Safety Controller Synthesis for Stochastic Polynomial Time-Delayed Systems
Omid Akbarzadeh, MohammadHossein Ashoori, Amy Nejati, Abolfazl Lavaei
TL;DR
This work addresses safety controller synthesis for discrete-time stochastic nonlinear polynomial systems with time-invariant delays by extending control barrier certificates through the Krasovskii framework. It introduces two barrier classes, Krasovskii Quadratic CBC (K-QCBC) and Krasovskii Polynomial CBC (K-PCBC), capable of capturing the joint influence of current and delayed states and providing probabilistic safety guarantees under input constraints via SOS optimization. The authors formulate tractable SOS programs to jointly compute the barrier certificates and their associated safety controllers, and validate the approach on three case studies (academic system, jet engine compressor, spacecraft) demonstrating robustness to delays and quantifiable safety risks. A key trade-off is highlighted between the computational cost and the expressiveness of the barrier (quadratic versus polynomial) and whether input constraints are enforced.
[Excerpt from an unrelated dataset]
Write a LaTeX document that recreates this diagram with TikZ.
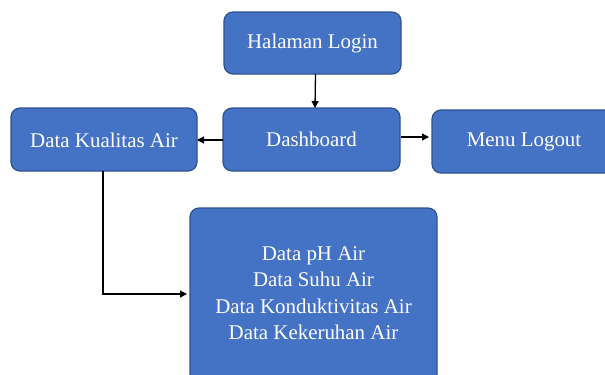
\documentclass[tikz,border=0pt]{standalone}
\usepackage{fontspec}
\setmainfont{Liberation Serif}
\usetikzlibrary{arrows.meta}
\definecolor{boxfill}{HTML}{4472C4}
\definecolor{boxline}{HTML}{2F528F}
\begin{document}
\begin{tikzpicture}[x=1bp,y=-1bp,
  blk/.style={draw=boxline,line width=1.2bp,fill=boxfill,rounded corners=9bp},
  lbl/.style={text=white,font=\fontsize{21}{26.5}\selectfont,align=center,inner sep=0pt},
  conn/.style={line width=1.3bp,-{Triangle[length=7bp,width=7bp]}}]
\useasboundingbox (0,0) rectangle (605,374);
\clip (0,0) rectangle (605,374);
\draw[blk] (224,12) rectangle (401,74);
\node[lbl] (login) at (312.5,43) {Halaman Login};
\coordinate (loginB) at (315.5,74);
\draw[blk] (223,108) rectangle (400,171);
\node[lbl] (dash) at (311.5,139.5) {Dashboard};
\coordinate (dashT) at (315,108);
\coordinate (dashL) at (223,140);
\coordinate (dashR) at (401,137);
\draw[blk] (11,108) rectangle (197,171);
\node[lbl] (kual) at (104,140) {Data Kualitas Air};
\coordinate (kualR) at (197,140);
\coordinate (kualB) at (103,171);
\draw[blk] (432,110) rectangle (616,173);
\node[lbl] (logout) at (524,142) {Menu Logout};
\coordinate (logoutL) at (432,137);
\draw[blk] (190,208) rectangle (437,385);
\node[lbl] (data) at (313.5,293) {Data pH Air\\Data Suhu Air\\Data Konduktivitas Air\\Data Kekeruhan Air};
\coordinate (dataL) at (190,294);
\draw[conn] (loginB) -- (dashT);
\draw[conn] (dashL) -- (kualR);
\draw[conn] (dashR) -- ([xshift=-3bp]logoutL);
\draw[conn] (kualB) |- ([xshift=-3bp]dataL);
\end{tikzpicture}
\end{document}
The framework thus offers a principled, scalable path to provably safe operation of delayed stochastic systems with polynomial dynamics, with potential extensions to broader dynamics and noise distributions.
Abstract
This work develops a theoretical framework for safety controller synthesis in discrete-time stochastic nonlinear polynomial systems subject to time-invariant delays (dt-SNPS-td). While safety analysis of stochastic systems using control barrier certificates (CBC) has been widely studied, developing safety controllers for stochastic systems with time delays remains largely unexplored. The main challenge arises from the need to account for the influence of delayed components when formulating and enforcing safety conditions. To address this, we employ Krasovskii control barrier certificates, which extend the conventional CBC framework by augmenting it with an additional summation term that captures the influence of delayed states. This formulation integrates both the current and delayed components into a unified barrier structure, enabling safety synthesis for stochastic systems with time delays. The proposed approach synthesizes safety controllers under input constraints, offering probabilistic safety guarantees robust to such delays: it ensures that all trajectories of the dt-SNPS-td remain within the prescribed safe region while fulfilling a quantified probabilistic bound. To achieve this, our method reformulates the safety constraints as a sum-of-squares optimization program, enabling the systematic construction of Krasovskii CBC together with their associated safety controllers. We validate the proposed framework through three case studies, including two physical systems, demonstrating its effectiveness and practical applicability.